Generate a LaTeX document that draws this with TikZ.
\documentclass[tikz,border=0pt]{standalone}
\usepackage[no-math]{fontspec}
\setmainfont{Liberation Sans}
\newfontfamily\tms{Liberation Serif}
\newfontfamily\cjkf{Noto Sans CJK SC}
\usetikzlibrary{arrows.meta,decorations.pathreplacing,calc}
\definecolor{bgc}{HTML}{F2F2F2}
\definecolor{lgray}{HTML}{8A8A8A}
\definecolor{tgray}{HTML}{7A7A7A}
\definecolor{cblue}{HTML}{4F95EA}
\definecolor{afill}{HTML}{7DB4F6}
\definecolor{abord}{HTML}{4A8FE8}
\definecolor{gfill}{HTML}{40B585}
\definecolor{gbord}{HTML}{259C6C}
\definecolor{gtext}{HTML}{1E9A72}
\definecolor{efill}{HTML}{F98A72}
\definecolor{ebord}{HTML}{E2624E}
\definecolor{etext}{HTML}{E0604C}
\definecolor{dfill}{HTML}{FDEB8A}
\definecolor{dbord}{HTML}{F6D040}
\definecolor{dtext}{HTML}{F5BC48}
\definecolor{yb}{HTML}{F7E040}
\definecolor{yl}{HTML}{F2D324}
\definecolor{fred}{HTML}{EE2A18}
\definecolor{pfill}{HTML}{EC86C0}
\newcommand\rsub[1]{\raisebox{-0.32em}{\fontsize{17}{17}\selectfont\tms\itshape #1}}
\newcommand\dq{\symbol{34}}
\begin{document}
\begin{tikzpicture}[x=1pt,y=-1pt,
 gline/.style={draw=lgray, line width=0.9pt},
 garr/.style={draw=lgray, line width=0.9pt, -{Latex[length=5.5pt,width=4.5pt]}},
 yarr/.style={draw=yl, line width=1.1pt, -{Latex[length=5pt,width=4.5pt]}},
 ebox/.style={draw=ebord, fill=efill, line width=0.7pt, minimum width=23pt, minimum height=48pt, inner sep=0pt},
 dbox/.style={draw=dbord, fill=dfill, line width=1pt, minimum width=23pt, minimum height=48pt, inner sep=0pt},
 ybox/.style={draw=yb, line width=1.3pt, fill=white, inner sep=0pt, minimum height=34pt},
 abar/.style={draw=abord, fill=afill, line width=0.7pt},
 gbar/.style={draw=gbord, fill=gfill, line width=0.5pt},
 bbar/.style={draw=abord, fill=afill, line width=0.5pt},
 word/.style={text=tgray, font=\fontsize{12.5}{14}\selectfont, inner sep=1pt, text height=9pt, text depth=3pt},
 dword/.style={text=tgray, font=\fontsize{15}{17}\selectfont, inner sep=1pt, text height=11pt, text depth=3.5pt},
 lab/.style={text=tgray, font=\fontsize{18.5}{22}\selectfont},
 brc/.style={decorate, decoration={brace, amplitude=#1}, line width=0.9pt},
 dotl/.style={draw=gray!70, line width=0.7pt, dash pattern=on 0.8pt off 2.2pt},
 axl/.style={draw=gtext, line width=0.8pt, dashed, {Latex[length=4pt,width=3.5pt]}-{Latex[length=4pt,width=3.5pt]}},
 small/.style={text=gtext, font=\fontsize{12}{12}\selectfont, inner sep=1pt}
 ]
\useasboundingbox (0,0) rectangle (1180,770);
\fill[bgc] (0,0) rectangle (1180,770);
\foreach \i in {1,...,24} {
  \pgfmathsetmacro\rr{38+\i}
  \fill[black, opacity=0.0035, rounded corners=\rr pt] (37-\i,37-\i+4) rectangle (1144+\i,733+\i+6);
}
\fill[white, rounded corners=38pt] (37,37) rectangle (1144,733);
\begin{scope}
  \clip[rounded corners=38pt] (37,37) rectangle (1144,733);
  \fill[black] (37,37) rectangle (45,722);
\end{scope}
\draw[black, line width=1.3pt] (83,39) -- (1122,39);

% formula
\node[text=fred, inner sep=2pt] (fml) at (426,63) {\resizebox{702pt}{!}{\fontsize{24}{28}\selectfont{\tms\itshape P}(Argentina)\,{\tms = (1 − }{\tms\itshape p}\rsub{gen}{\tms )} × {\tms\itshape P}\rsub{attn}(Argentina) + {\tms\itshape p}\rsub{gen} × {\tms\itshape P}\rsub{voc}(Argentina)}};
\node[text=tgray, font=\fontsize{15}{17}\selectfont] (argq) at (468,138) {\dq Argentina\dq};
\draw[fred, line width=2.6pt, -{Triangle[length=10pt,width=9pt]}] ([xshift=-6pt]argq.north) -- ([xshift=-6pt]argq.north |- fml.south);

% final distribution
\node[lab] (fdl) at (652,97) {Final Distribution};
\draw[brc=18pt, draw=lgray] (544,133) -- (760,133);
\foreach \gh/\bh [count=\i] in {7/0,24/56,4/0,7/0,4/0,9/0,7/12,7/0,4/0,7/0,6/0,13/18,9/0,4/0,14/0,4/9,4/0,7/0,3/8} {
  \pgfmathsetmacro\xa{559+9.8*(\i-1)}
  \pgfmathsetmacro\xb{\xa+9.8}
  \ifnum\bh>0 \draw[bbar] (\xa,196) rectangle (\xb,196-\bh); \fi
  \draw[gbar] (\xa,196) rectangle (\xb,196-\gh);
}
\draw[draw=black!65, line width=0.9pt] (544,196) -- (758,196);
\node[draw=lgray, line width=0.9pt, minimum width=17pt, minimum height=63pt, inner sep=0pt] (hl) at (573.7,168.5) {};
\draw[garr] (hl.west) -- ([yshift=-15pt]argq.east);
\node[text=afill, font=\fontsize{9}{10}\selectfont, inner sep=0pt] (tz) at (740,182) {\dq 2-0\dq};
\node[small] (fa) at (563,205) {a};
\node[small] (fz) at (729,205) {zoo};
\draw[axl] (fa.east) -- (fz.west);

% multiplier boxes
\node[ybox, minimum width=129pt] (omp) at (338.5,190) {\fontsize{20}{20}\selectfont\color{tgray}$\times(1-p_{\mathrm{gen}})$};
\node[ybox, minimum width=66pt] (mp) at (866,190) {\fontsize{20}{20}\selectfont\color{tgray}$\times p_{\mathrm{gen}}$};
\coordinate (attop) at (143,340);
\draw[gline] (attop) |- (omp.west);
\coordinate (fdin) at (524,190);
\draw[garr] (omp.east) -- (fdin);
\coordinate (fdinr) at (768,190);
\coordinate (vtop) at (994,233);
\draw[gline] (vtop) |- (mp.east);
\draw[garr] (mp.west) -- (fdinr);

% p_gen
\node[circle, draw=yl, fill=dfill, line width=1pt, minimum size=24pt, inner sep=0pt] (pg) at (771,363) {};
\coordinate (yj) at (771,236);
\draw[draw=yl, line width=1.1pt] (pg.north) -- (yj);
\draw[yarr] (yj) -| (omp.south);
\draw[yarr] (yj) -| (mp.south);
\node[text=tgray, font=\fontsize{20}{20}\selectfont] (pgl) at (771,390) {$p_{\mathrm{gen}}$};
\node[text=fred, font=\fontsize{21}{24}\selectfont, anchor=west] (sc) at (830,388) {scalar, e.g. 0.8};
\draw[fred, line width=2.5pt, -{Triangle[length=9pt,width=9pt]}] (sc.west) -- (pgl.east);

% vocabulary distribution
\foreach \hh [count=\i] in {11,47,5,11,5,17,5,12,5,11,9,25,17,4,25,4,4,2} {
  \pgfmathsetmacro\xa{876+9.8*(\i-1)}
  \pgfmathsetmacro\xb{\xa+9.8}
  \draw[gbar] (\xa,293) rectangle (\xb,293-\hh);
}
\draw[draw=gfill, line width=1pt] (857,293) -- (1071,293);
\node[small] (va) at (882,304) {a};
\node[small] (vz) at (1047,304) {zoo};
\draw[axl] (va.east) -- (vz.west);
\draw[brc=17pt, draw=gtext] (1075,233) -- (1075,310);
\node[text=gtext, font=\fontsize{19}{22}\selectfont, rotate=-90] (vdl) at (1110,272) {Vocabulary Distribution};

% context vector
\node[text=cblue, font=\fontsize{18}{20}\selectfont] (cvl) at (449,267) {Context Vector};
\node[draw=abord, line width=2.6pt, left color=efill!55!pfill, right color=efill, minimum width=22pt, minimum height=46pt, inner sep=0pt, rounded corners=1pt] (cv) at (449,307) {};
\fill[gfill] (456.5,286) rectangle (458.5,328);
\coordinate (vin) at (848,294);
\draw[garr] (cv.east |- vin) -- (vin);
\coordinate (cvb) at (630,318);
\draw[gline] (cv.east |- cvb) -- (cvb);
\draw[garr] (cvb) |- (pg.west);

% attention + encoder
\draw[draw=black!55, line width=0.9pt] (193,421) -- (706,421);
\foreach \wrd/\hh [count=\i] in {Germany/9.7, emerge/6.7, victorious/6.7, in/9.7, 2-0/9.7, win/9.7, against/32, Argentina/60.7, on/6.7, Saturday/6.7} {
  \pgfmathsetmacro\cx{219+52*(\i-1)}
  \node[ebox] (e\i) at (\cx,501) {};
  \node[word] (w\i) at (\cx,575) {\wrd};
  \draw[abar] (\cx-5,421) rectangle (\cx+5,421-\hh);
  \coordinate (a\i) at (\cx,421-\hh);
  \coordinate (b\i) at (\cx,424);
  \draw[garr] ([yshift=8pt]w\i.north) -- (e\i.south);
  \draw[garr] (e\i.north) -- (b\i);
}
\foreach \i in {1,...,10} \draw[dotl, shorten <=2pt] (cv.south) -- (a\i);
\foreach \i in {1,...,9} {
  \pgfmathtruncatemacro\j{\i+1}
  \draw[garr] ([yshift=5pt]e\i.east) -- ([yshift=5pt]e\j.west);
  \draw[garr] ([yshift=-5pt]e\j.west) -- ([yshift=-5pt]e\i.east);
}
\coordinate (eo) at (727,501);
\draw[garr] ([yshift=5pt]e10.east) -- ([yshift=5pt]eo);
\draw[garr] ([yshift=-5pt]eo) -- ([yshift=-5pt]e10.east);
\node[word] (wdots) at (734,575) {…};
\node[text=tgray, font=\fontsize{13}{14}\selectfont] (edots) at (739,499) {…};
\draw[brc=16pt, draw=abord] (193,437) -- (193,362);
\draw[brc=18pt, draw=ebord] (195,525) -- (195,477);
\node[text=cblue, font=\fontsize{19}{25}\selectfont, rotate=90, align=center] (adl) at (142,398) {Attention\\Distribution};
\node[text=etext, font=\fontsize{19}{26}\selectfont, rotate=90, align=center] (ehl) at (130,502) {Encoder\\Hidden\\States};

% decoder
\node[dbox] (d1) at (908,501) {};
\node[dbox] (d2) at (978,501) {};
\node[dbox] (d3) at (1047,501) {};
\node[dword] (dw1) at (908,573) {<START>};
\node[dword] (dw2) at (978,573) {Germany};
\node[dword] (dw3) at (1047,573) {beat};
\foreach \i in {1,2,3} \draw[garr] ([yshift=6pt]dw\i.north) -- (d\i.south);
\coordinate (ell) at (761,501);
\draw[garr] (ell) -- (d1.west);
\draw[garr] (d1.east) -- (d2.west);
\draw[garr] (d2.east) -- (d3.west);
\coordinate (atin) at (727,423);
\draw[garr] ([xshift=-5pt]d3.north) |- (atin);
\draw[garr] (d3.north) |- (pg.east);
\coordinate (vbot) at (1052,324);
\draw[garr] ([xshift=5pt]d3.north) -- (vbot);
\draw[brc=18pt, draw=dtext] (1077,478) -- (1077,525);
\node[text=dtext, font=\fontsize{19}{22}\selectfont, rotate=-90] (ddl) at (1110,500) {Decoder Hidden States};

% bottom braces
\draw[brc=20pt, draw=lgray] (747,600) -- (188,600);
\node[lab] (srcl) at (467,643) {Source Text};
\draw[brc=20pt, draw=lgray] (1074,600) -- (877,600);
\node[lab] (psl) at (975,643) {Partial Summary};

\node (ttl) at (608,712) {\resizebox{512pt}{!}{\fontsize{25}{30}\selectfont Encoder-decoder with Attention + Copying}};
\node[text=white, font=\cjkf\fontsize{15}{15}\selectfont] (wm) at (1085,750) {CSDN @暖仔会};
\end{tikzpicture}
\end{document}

---*---

Your answer should be a single number: how many lines in the data above include "with"?

* **TASK ANSWER**
2